Lovis Geier is doing great things over at her Ecofictology channel on YouTube. After acting as a judge on the XR Wordsmiths Solarpunk writing contest, she’s interviewing some of the teenagers who were winners of that contest. She’s talked with Katrina Eilender and Aël Magnard so far and tells me that she has one more interview coming up.
I’m super excited about a few anthologies later this year, including the above mentioned Africa Risen. The others are Terraform and Revelations: Horror Writers for Climate Action. I think a real positive in these upcoming anthologies is that authors we know and love are tackling and exploring our changing planet, from diverse areas of speculation and genre.

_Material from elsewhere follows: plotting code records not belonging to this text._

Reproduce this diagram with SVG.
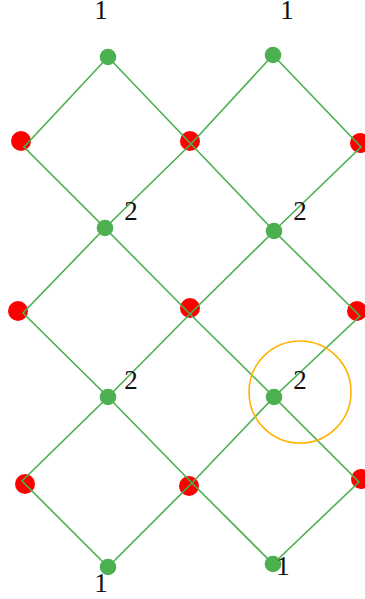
<svg xmlns="http://www.w3.org/2000/svg" width="365" height="599" viewBox="0 0 365 599">
<style>
.e{stroke:#4caf50;stroke-width:1.6;fill:none}
.g{fill:#4caf50}
.r{fill:#ff0000}
.t{font-family:"Liberation Serif","Times New Roman",serif;font-size:27px;fill:#111;text-anchor:middle}
</style>
<rect width="365" height="599" fill="#fff"/>
<g id="nodes-red">
<circle id="r1l" class="r" cx="21" cy="141" r="10"/>
<circle id="r1m" class="r" cx="190" cy="141" r="10"/>
<circle id="r1r" class="r" cx="360" cy="143" r="10"/>
<circle id="r2l" class="r" cx="18" cy="311" r="10"/>
<circle id="r2m" class="r" cx="190" cy="308" r="10"/>
<circle id="r2r" class="r" cx="357" cy="311" r="10"/>
<circle id="r3l" class="r" cx="25" cy="484" r="10"/>
<circle id="r3m" class="r" cx="189" cy="486" r="10"/>
<circle id="r3r" class="r" cx="361" cy="479" r="10"/>
</g>
<g id="edges">
<path class="e" d="M108,57 L24,147 L105,228 L23,313 L108,397 L22,481 L108,567"/>
<path class="e" d="M108,57 L191,144 L274,231 L360,316 L274,397 L359,482 L273,564"/>
<path class="e" d="M273,55 L191,144 L105,228 L190,314 L274,397 L192,483 L108,567"/>
<path class="e" d="M273,55 L361,147 L274,231 L190,314 L108,397 L192,483 L273,564"/>
</g>
<g id="nodes-green">
<circle id="g1a" class="g" cx="108" cy="57" r="8.3"/>
<circle id="g1b" class="g" cx="273" cy="55" r="8.3"/>
<circle id="g2a" class="g" cx="105" cy="228" r="8.3"/>
<circle id="g2b" class="g" cx="274" cy="231" r="8.3"/>
<circle id="g3a" class="g" cx="108" cy="397" r="8.3"/>
<circle id="g3b" class="g" cx="274" cy="397" r="8.3"/>
<circle id="g4a" class="g" cx="108" cy="567" r="8.3"/>
<circle id="g4b" class="g" cx="273" cy="564" r="8.3"/>
</g>
<g id="highlight">
<circle cx="300" cy="392" r="51" fill="none" stroke="#ffb300" stroke-width="1.6"/>
</g>
<g id="labels">
<text class="t" x="101" y="19">1</text>
<text class="t" x="287" y="19">1</text>
<text class="t" x="131" y="220">2</text>
<text class="t" x="300" y="220">2</text>
<text class="t" x="131" y="389">2</text>
<text class="t" x="300" y="389">2</text>
<text class="t" x="101" y="592">1</text>
<text class="t" x="283" y="575">1</text>
</g>
</svg>
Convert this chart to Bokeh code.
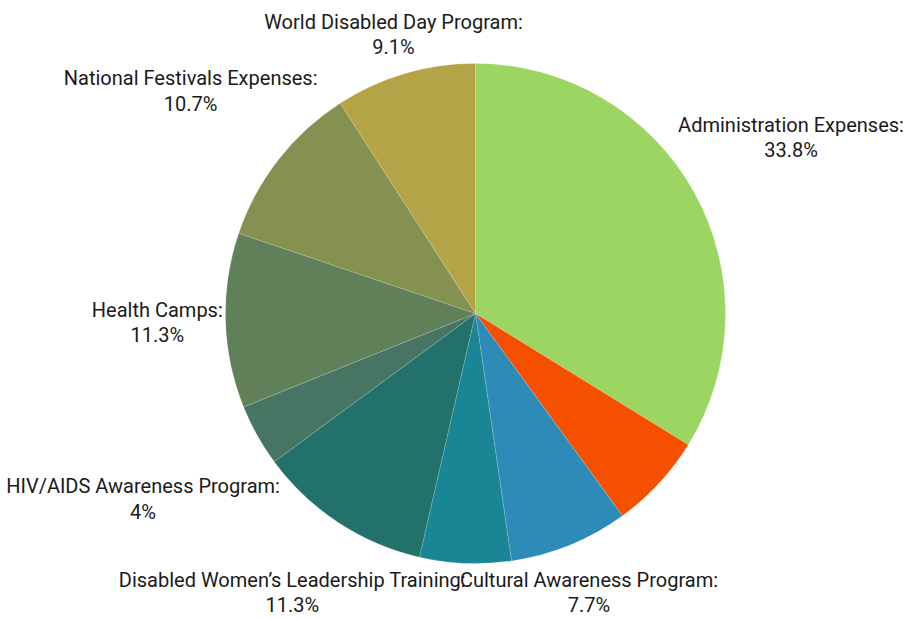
import math
from bokeh.plotting import figure
from bokeh.models import ColumnDataSource, Range1d
from bokeh.core.properties import value
from bokeh.embed import file_html
from bokeh.resources import INLINE

# ---- data ----
categories = ["Administration Expenses", "Other Expenses A", "Cultural Awareness Program",
              "Other Expenses B", "Disabled Women\u2019s Leadership Training",
              "HIV/AIDS Awareness Program", "Health Camps",
              "National Festivals Expenses", "World Disabled Day Program"]
values = [33.8, 6.2, 7.7, 5.9, 11.3, 4.0, 11.3, 10.7, 9.1]
show_label = [True, False, True, False, True, True, True, True, True]
colors = ["#9dd563", "#f54f00", "#2e8bb8", "#1a8594", "#23716b",
          "#467563", "#5f8058", "#849150", "#b5a348"]

# ---- layout ----
W, H = 908, 619
cx, cy = 475.0, H - 313.0
R = 250.0
FONT_PX = 20
LINE_H = 1.06

# Roboto advance widths (units/2048), approximate
ADV = {
    'A': 1336, 'C': 1305, 'D': 1310, 'E': 1141, 'F': 1119, 'H': 1427, 'I': 561,
    'L': 1103, 'M': 1749, 'N': 1427, 'P': 1292, 'R': 1257, 'S': 1216, 'T': 1224,
    'V': 1304, 'W': 1800,
    'a': 1087, 'b': 1120, 'c': 1045, 'd': 1126, 'e': 1058, 'f': 693, 'g': 1120,
    'h': 1100, 'i': 497, 'j': 489, 'k': 1014, 'l': 497, 'm': 1751, 'n': 1104,
    'o': 1140, 'p': 1120, 'q': 1120, 'r': 693, 's': 1056, 't': 669, 'u': 1101,
    'v': 968, 'w': 1506, 'x': 990, 'y': 945, 'z': 990,
    '.': 527, '%': 1465, ':': 484, ' ': 507, '/': 824, '\u2019': 400,
}


def text_width(s):
    return sum(ADV.get(ch, 1150 if ch.isdigit() else 1120) for ch in s) / 2048.0 * FONT_PX


total = sum(values)
starts, ends, lx, ly, ltext = [], [], [], [], []
acc = 0.0
for cat, v, show in zip(categories, values, show_label):
    t0 = acc / total * 2 * math.pi
    acc += v
    t1 = acc / total * 2 * math.pi
    starts.append(math.pi / 2 - t0)
    ends.append(math.pi / 2 - t1)
    if show:
        line1 = cat + ":"
        line2 = f"{v:g}%"
        hw = max(text_width(line1), text_width(line2)) / 2.0
        hh = 25.0
        mid = (t0 + t1) / 2.0
        ux, uy = math.sin(mid), math.cos(mid)
        target = R + 4.0
        lo, hi = 0.0, 1000.0
        for _ in range(60):
            d = (lo + hi) / 2.0
            nx = max(abs(d * ux) - hw, 0.0)
            ny = max(abs(d * uy) - hh, 0.0)
            if math.hypot(nx, ny) < target:
                lo = d
            else:
                hi = d
        d = (lo + hi) / 2.0
        lx.append(cx + d * ux)
        ly.append(cy + d * uy)
        ltext.append(line1 + "\n" + line2)

src = ColumnDataSource(dict(start=starts, end=ends, color=colors, cat=categories, val=values))
lsrc = ColumnDataSource(dict(x=lx, y=ly, text=ltext))

p = figure(width=W, height=H, output_backend="svg", toolbar_location=None,
           x_range=Range1d(0, W), y_range=Range1d(0, H), min_border=0)
p.outline_line_color = None
p.xaxis.visible = False
p.yaxis.visible = False
p.xgrid.visible = False
p.ygrid.visible = False
p.background_fill_color = "white"

p.wedge(x=cx, y=cy, radius=R, radius_units="screen", start_angle="start", end_angle="end",
        direction="clock", fill_color="color", line_color="white", line_width=0.5,
        line_alpha=0.3, source=src)

p.text(x="x", y="y", text="text", source=lsrc, text_align="center", text_baseline="middle",
       text_font=value("Roboto"), text_font_size=f"{FONT_PX}px", text_color="#1a1a1a",
       text_line_height=LINE_H)

open("out.html", "w").write(file_html(p, INLINE))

Boston Review has an eye-opening article about the environmental crisis and looks at two recent essay collections that explore the interplay between literary genre and a rapidly changing planet.
The Strathspey & Badenach Herald launches its first episode of Northern Bibliosphere with Barbara Henderson, who is the author of Scottish historical and eco-fiction for children such as Fir For Luck, Punch, Wilderness Wars, and The Siege of Caerlaverock as well as her first non-fiction book, Scottish by Inclination.
Grist began accepting submissions for its next climate-fiction contest on February 1. See more details about their Imagine 2200 contest at the website.
The New Yorker has an article by Joshua Rothman titled Can Science Fiction Wake Us Up to Our Climate Reality? It’s a neat look at the work of Kim Stanley Robinson.